Go ahead and zoom it in here on the Daily Chart. And as you zoom it in here, you could see the blue trend line, the longer-term trend line. We’re underneath there. Red trend line, the shorter-term trend line. We’re just sitting on top of that. So, we’re challenging that red trend line and you could see where it connects the bottom left-hand side of the chart, and this low right here. We’re challenging that over the past two or three days. Has not broken underneath it.
The yellow-shaded area here that you see on the chart. Follow the yellow-shaded area back in time. You could see some historical resistance back here into January and then some resistance back here again in December along that yellow-shaded area. One last thing that I want to point out here on the Daily Chart, and I’m going to put a little black X on the chart. Right there where the red trend line and the blue trend line connect. That low there where that black X is. Measuring from that black X to the highest high with the Fibonacci tool – Fibonacci retracement levels – puts the .618 Fibonacci retracement level at 1.6468.
So, currently, we have the red trend line coming here into the upper-1.6400s, you have the Fibonacci level coming here into the 1.6400s, and you have that horizontal level of support and resistance coming here into the yellow zone. So, many indicators of support right here into the mid to upper-1.6400s. So, as long as we stay above this yellow-shaded area, of course there’s potential support and we look for some smaller rallies higher back into resistance, which of course, at this point, sits all the way up here into this green-shaded area, underneath the blue trend line. That’s all the way back into the mid-1.6500s. So, there’s your current support. The yellow zone. And the red trend line and the Fibonacci. There’s your current resistance, which would be the blue trend line and the green-shaded area.
If you’re looking for a buy today, right here into the yellow-shaded area likely is your best opportunity to buy it. As close as possible to 1.6450, 1.6460, 1.6470. Those become your best opportunities to buy. Stop underneath the yellow zone, underneath 1.6440, you look to target back here into the mid-1.6500s and the green-shaded area. Likely, over the past two days, if you’re looking to do that, you’re already in a buy for the GBPUSD, targeting back to the green-shaded area.

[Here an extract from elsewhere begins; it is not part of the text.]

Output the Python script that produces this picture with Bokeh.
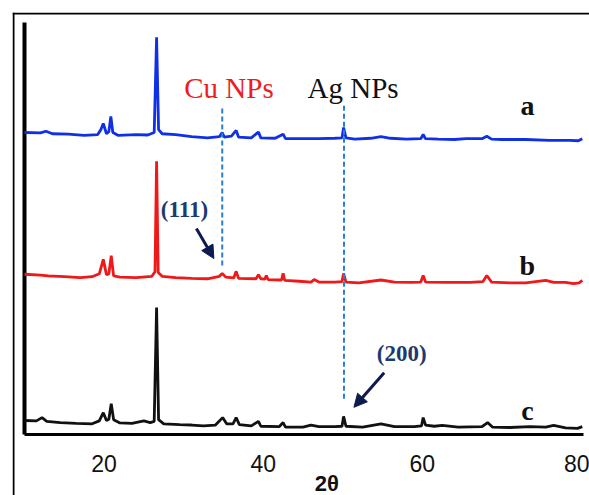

Now, if you’re looking on the other side and you’re thinking: “Well, it’s a downtrend. The Forex Black Book trend bar is red. We’ve been going down over the past several weeks. We’ve broken down underneath this blue trend line.” If you’re looking for a sell opportunity, of course the green-shaded area becomes a predominant selling opportunity into the low to mid-1.6500s. The other side of that would be a breakdown of all of our indicators of support. The yellow-shaded area. The Fibonacci. The red trend line. If the market gets underneath our current support, we then look for it to continue to pressure lower.
Let’s go ahead and take this down to the 4-Hour Chart. And as we get down here to the 4-Hour Chart, we can see some more detail about that yellow-shaded area, where the current market is holding as support. And you could see multiple days holding as support. There’s the red trend bar. Forex Black Book. We do have a yellow arrow that showed up over the past several hours. No red arrows. Red arrows would give us a indicator of selling. A sell signal for the Forex Black Book. No red arrows, so only a yellow arrow. I think, to get a red arrow for the Forex Black Book, we’re going to need to see a pullback, likely back up here into the green-shaded area and into the mid to upper-1.6500s. So, I don’t think we have a chance to see a red arrow today. It would have to go back up here before we could see that happen for the GBPUSD.
Bank flow levels though have shown some interest over the past few days. We could see the past three days of bank flow levels falling in a falling pattern. Yesterday’s bank flow levels went between the 1.6520s and the 1.6560s. So, we’ll discuss today’s levels later on today in the Trade Room, so be sure to be around for that, but definitely the bank flow levels implying selling pressure as the market has pressured back down towards the yellow zone.
So, again, your clear opportunities today. Fairly low risk for any buys here into the yellow-shaded area. You could see over the past several four-hour candles, three days or so, holding support here into the 1.6480, 1.6470s. That’s where you’re finding support. A breakdown of there looks for the continuation lower. Your selling opportunities are the bank flow levels, back into the green zone or under the yellow-shaded area. Really only one buying opportunity right now, and that’s as close as possible to 1.6480. We do not have bank flow buy levels so that’s something that you might want to take note of; that there are no buy orders present in the market, or there are minimal buy orders present in the market. Predomination of sell orders based on the bank flow levels are in the market right now.
So, buying, use smaller risk. Target the green zone. At some point, we’ll look for this to turn, breakdown through the yellow zone, continue all the way back down into the mid-1.6300s for the GBPUSD.